Document review isn’t the only aspect of litigation that can benefit from technological expertise.
Talk about stepping up to the plate! Hats off to Geoffrey Vance of Perkins Coie for sharing his realization that the snail-paced acceptance of technology-assisted review (TAR) rests not with software manufacturers, eDiscovery vendors, judges, governmental agencies, clients or non-lawyer technology professionals in law firms, but with “attorneys (in most cases, partners) of law firms who do not understand the value of TAR.” (See Confessions of an E-Discovery Lawyer: We’re Light Years Behind.)
It’s unfortunate that the value of TAR continues to go unrecognized (or, if recognized, not implemented), especially when the world of digital information is frustratingly complex and growing more so every day. It is surely only a matter of time before perceived obstacles appear manageable and we reach the tipping point when technology-assisted methods will reign. In the meantime, though, valuable time and energy is being wasted (not to mention dollars).

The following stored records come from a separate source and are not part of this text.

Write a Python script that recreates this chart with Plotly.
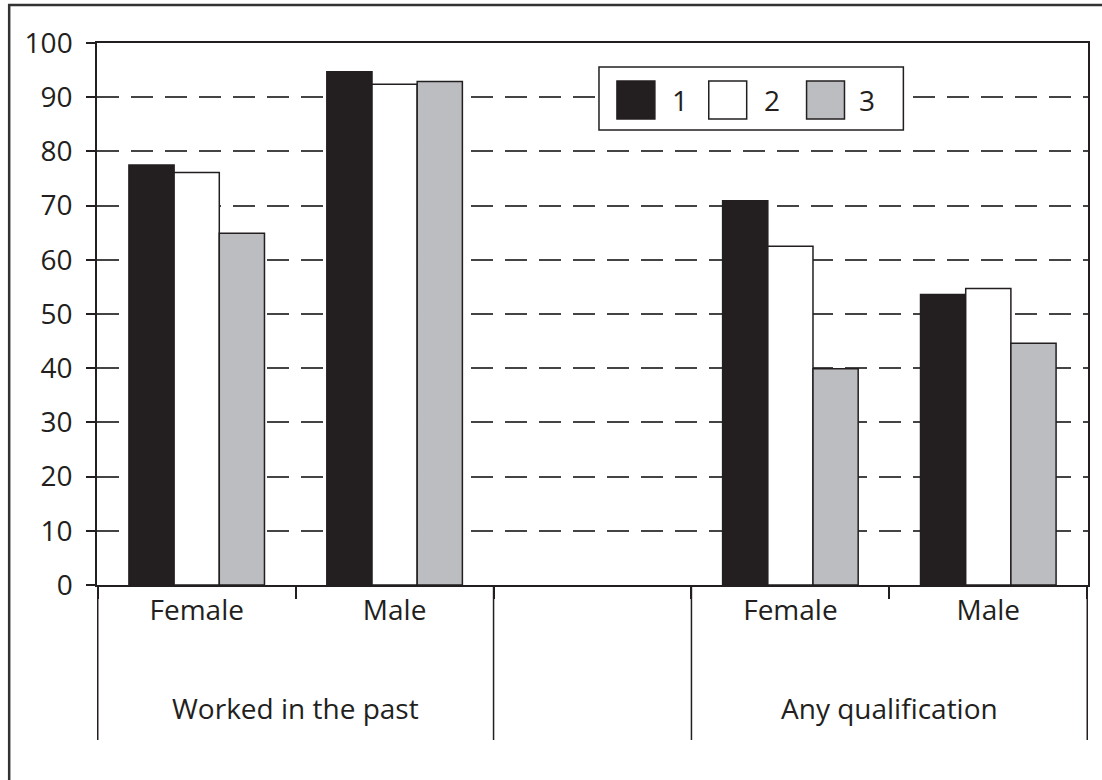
import plotly.graph_objects as go

# ---- data ----
slot_keys = ["wp_f", "wp_m", "gap", "aq_f", "aq_m"]
sub_labels = ["Female", "Male", "", "Female", "Male"]
group_labels = ["Worked in the past", "Any qualification"]
group_centers = [0.5, 3.5]          # category index of group centres
series_names = ["1", "2", "3"]
series_1 = [77.5, 94.7, None, 70.9, 53.6]
series_2 = [76.1, 92.4, None, 62.5, 54.7]
series_3 = [64.9, 92.9, None, 39.9, 44.6]
y_ticks = [0, 10, 20, 30, 40, 50, 60, 70, 80, 90, 100]

colors = ["#231f20", "#ffffff", "#bcbdc0"]
line_c = "#231f20"
FONT = "Open Sans"
FS = 28

W, H = 1102, 780
L, R, T, B = 97, 12, 43, 195
PW, PH = W - L - R, H - T - B


def px(x):
    return (x - L) / PW


def py(y):
    return (H - B - y) / PH


fig = go.Figure()
for name, vals, c in zip(series_names, [series_1, series_2, series_3], colors):
    fig.add_trace(go.Bar(
        x=slot_keys, y=vals, name=name, showlegend=False,
        marker=dict(color=c, line=dict(color=line_c, width=1.5)),
    ))

shapes = []
# long divider lines below axis
for xb in [-0.5, 1.5, 2.5, 4.5]:
    shapes.append(dict(type="line", xref="x", yref="paper", x0=xb, x1=xb,
                       y0=0, y1=py(740), line=dict(color=line_c, width=1.5)))
# outer frame (left & top)
shapes.append(dict(type="line", xref="paper", yref="paper", x0=px(9), x1=px(9),
                   y0=py(4), y1=py(790), line=dict(color="#333333", width=2.5)))
shapes.append(dict(type="line", xref="paper", yref="paper", x0=px(8), x1=px(1110),
                   y0=py(5), y1=py(5), line=dict(color="#333333", width=2.5)))
# legend box
shapes.append(dict(type="rect", xref="paper", yref="paper", x0=px(600), x1=px(905),
                   y0=py(130), y1=py(67), line=dict(color=line_c, width=1.5),
                   fillcolor="white", layer="above"))
annotations = []
sq_x = [618, 710, 808]
txt_x = [681, 773, 869]
for i, name in enumerate(series_names):
    shapes.append(dict(type="rect", xref="paper", yref="paper", x0=px(sq_x[i]),
                       x1=px(sq_x[i] + 38), y0=py(119), y1=py(81),
                       line=dict(color=line_c, width=1.5), fillcolor=colors[i],
                       layer="above"))
    annotations.append(dict(xref="paper", yref="paper", x=px(txt_x[i]), y=py(100),
                            text=name, showarrow=False, xanchor="center",
                            yanchor="middle",
                            font=dict(family=FONT, size=FS, color=line_c)))

for lab, xc in zip(group_labels, group_centers):
    annotations.append(dict(xref="x", yref="paper", x=xc, y=py(708), text=lab,
                            showarrow=False, xanchor="center", yanchor="middle",
                            font=dict(family=FONT, size=FS, color=line_c)))

fig.update_layout(
    width=W, height=H,
    margin=dict(l=L, r=R, t=T, b=B, pad=0),
    paper_bgcolor="white", plot_bgcolor="white",
    barmode="group", bargap=0.315, bargroupgap=0,
    font=dict(family=FONT, size=FS, color=line_c),
    shapes=shapes, annotations=annotations,
    xaxis=dict(type="category", categoryorder="array", categoryarray=slot_keys,
               tickvals=slot_keys, ticktext=sub_labels,
               ticks="outside", tickson="boundaries", ticklen=12,
               tickcolor=line_c, tickwidth=1.5,
               showline=True, linecolor=line_c, linewidth=1.5, mirror=True,
               showgrid=False, zeroline=False,
               tickfont=dict(family=FONT, size=FS, color=line_c)),
    yaxis=dict(range=[0, 100], tickvals=y_ticks, ticks="outside", ticklen=9,
               tickcolor=line_c, tickwidth=1.5, ticklabelstandoff=8,
               showline=True, linecolor=line_c, linewidth=1.5, mirror=True,
               showgrid=True, gridcolor="#444444", gridwidth=1.5,
               griddash="22px,12px", zeroline=False,
               tickfont=dict(family=FONT, size=FS, color=line_c)),
)

fig.write_html("out.html", config={"displayModeBar": False},
               post_script="document.body.style.margin='0px';document.body.style.padding='0px';")
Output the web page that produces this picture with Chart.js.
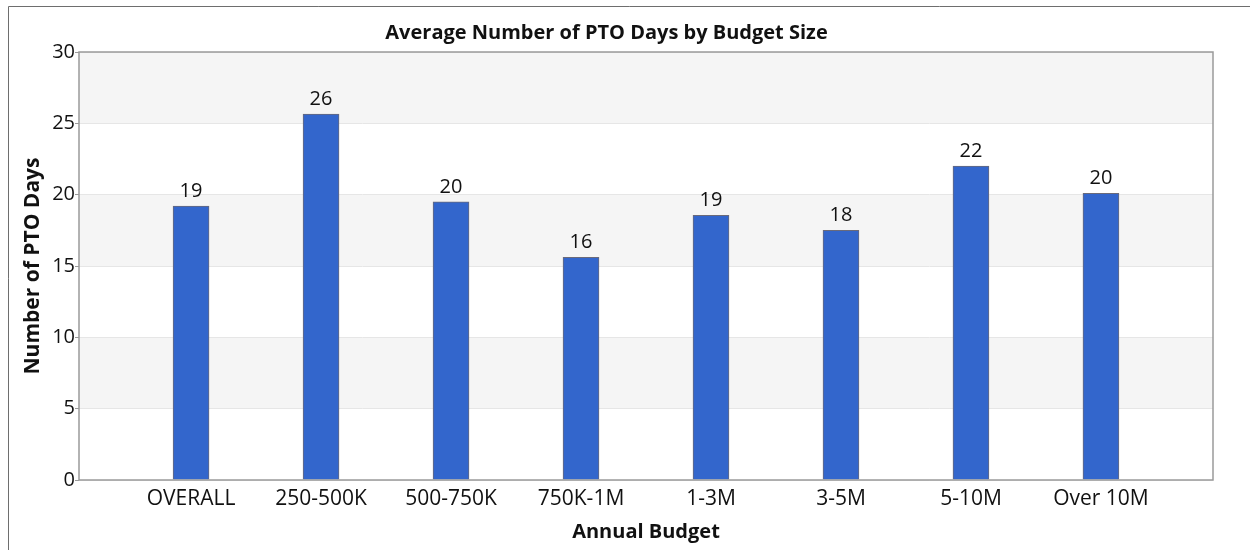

The resistance so far is understandable. Transformation of processes and procedures inside a firm may be tough, especially when the stakes are high and tried and true solutions are already in place. It makes sense that the document review practices law firms have relied upon for years are deployed when litigation heats up. And, as “ethically necessary” as it may be for lawyers to keep up with new technologies, no matter how willing they may be, they rarely have the available time to cultivate the skills required to mount a new horse and do a few test runs in what must always seem like the middle of the stream.
The advent of technology has taken us in two opposing directions. On the one hand, we’ve appropriated powerful technological tools to personally use—think GPS and smartphones—that both simplify and enhance our interactions with the world. On the other, we more and more relinquish control to experts when it comes to tasks that have become too burdensome or complex to manage ourselves.
Part of the issue with TAR is that it appears to fall somewhere in between: a powerful tool that offers a hands-on approach, but requires significant expertise to use properly. This oppositional reality may very well have been the barrier to a more seamless and enthusiastic adoption of TAR earlier on.
Here’s the thing, though. A hands-on approach is not the only way to dive into the world of technology-assisted review. In fact, it may be time for firms to consider the myriad benefits of an ongoing partnership with a team of experts who can address all things digital as the increasing complexities of electronic information continue to penetrate the legal realm.
Why does such a partnership make more sense now than ever before?
Because TAR isn’t really the issue: it’s the evolution of documents to data that is transforming the legal landscape. It’s not just document review that has gotten more complicated; so has the ability to connect all the dots and find the relevant facts of the case. A digital strategy is now called for in litigation, and so is the digital expertise to help execute it.
When legal practitioners understand this game-changing reality and its impact on litigation, they will see the benefit of partnering with experts who can not only help tame the eDiscovery beast with TAR methodologies, but can, at the same time, apply advanced technological tools to a population of collected documents, uncovering facts and relationships that can actually help with the case itself.
The positive effects of such digital tools in the hands of those with expertise in search, analytics and linguistics must be experienced first-hand to be fully appreciated. Luckily, there are service providers who would be more than happy to share what they can do. Perhaps then, the skepticism directed at TAR will be replaced with enthusiasm, especially when it becomes clear that the natural progression in eDiscovery isn’t for counsel to become a TAR expert, but to know the best place to find one.